TASK TO CARRY OUT — Everything from the first line of the data below through the line that contains "import * as" should be written out exactly, please, and nothing more; the pictures stay out.

MATERIAL —
====

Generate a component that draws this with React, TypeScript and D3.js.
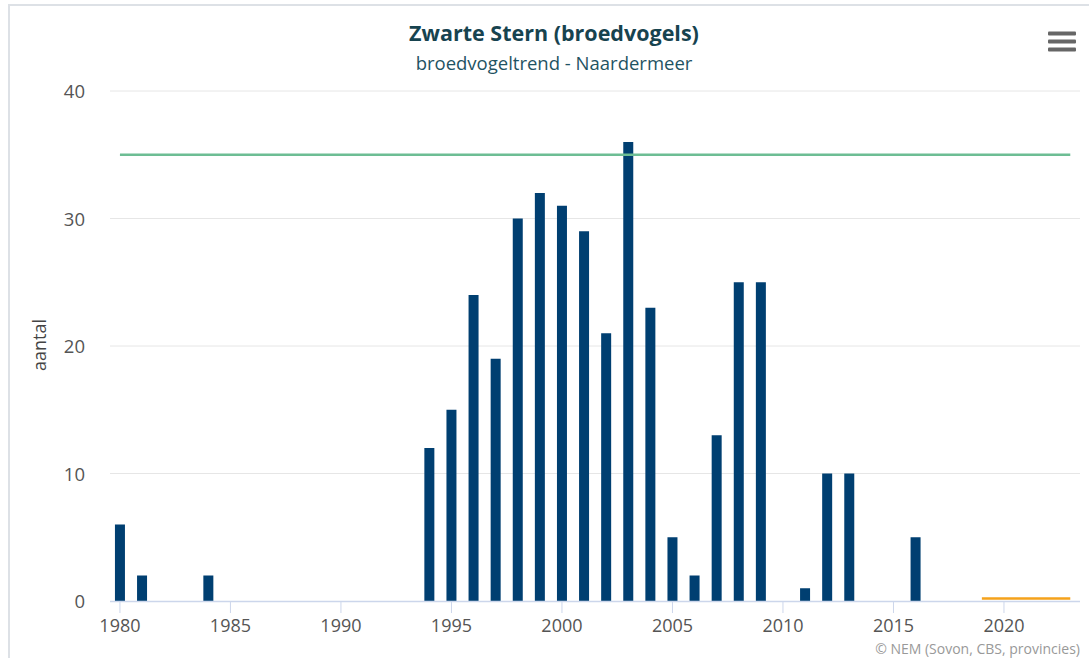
import React from "react";
import * as d3 from "d3";

const barYears = [1980, 1981, 1984, 1994, 1995, 1996, 1997, 1998, 1999, 2000, 2001, 2002, 2003, 2004, 2005, 2006, 2007, 2008, 2009, 2011, 2012, 2013, 2016];
const barValues = [6, 2, 2, 12, 15, 24, 19, 30, 32, 31, 29, 21, 36, 23, 5, 2, 13, 25, 25, 1, 10, 10, 5];

const targetYears = [1980, 1981, 1982, 1983, 1984, 1985, 1986, 1987, 1988, 1989, 1990, 1991, 1992, 1993, 1994, 1995, 1996, 1997, 1998, 1999, 2000, 2001, 2002, 2003, 2004, 2005, 2006, 2007, 2008, 2009, 2010, 2011, 2012, 2013, 2014, 2015, 2016, 2017, 2018, 2019, 2020, 2021, 2022, 2023];
const targetValues = [35, 35, 35, 35, 35, 35, 35, 35, 35, 35, 35, 35, 35, 35, 35, 35, 35, 35, 35, 35, 35, 35, 35, 35, 35, 35, 35, 35, 35, 35, 35, 35, 35, 35, 35, 35, 35, 35, 35, 35, 35, 35, 35, 35];

const recentYears = [2019, 2020, 2021, 2022, 2023];
const recentValues = [0.2, 0.2, 0.2, 0.2, 0.2];

const xTicks = [1980, 1985, 1990, 1995, 2000, 2005, 2010, 2015, 2020];
const yTicks = [0, 10, 20, 30, 40];

const title = "Zwarte Stern (broedvogels)";
const subtitle = "broedvogeltrend - Naardermeer";
const yTitle = "aantal";
const credit = "© NEM (Sovon, CBS, provincies)";

export default function App() {
  const W = 1089, H = 658;
  const left = 110, right = 1080, top = 91, bottom = 601;
  const x = d3.scaleLinear().domain([1979.55, 2023.44]).range([left, right]);
  const y = d3.scaleLinear().domain([0, 40]).range([bottom, top]);
  const barW = 10;
  const font = "'Open Sans', 'DejaVu Sans', sans-serif";

  const line = d3.line<[number, number]>().x(d => x(d[0])).y(d => y(d[1]));
  const targetPath = line(targetYears.map((yr, i) => [yr, targetValues[i]] as [number, number])) || "";
  const recentPath = line(recentYears.map((yr, i) => [yr, recentValues[i]] as [number, number])) || "";

  return (
    <svg width={W} height={H} style={{ position: "absolute", left: 0, top: 0, background: "#fff" }} fontFamily={font}>
      <rect x={9} y={5} width={W} height={H} fill="#fff" stroke="#dde1e6" strokeWidth={2} />
      <text x={554} y={41} textAnchor="middle" fontSize={21.5} fontWeight="bold" fill="#17434f">{title}</text>
      <text x={554} y={70} textAnchor="middle" fontSize={18.5} fill="#1f5363">{subtitle}</text>
      {[33.5, 41.5, 49.5].map((cy, i) => (
        <rect key={i} x={1048} y={cy - 2} width={28} height={4} rx={1} fill="#666" />
      ))}
      {yTicks.filter(t => t > 0).map(t => (
        <line key={t} x1={left} x2={right} y1={y(t)} y2={y(t)} stroke="#e6e6e6" strokeWidth={1} />
      ))}
      {yTicks.map(t => (
        <text key={t} x={85} y={y(t) + 7} textAnchor="end" fontSize={18.5} fill="#555">{t}</text>
      ))}
      <text transform={`translate(46,345) rotate(-90)`} textAnchor="middle" fontSize={18} fill="#444">{yTitle}</text>
      {barYears.map((yr, i) => (
        <rect key={yr} x={x(yr) - barW / 2} y={y(barValues[i])} width={barW} height={y(0) - y(barValues[i])} fill="#003f71" />
      ))}
      <path d={targetPath} fill="none" stroke="#6dbd94" strokeWidth={2.5} />
      <line x1={left} x2={right} y1={bottom + 0.5} y2={bottom + 0.5} stroke="#ccd6eb" strokeWidth={1.5} />
      <path d={recentPath} fill="none" stroke="#f5a21b" strokeWidth={2.5} />
      {xTicks.map(t => (
        <g key={t}>
          <line x1={x(t)} x2={x(t)} y1={bottom} y2={bottom + 12} stroke="#ccd6eb" strokeWidth={1} />
          <text x={x(t)} y={632} textAnchor="middle" fontSize={18} fill="#555">{t}</text>
        </g>
      ))}
      <text x={1080} y={654} textAnchor="end" fontSize={14} fill="#999">{credit}</text>
    </svg>
  );
}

====

ANSWER FOR THE TASK —
Generate a component that draws this with React, TypeScript and D3.js.
import React from "react";
import * as d3 from "d3";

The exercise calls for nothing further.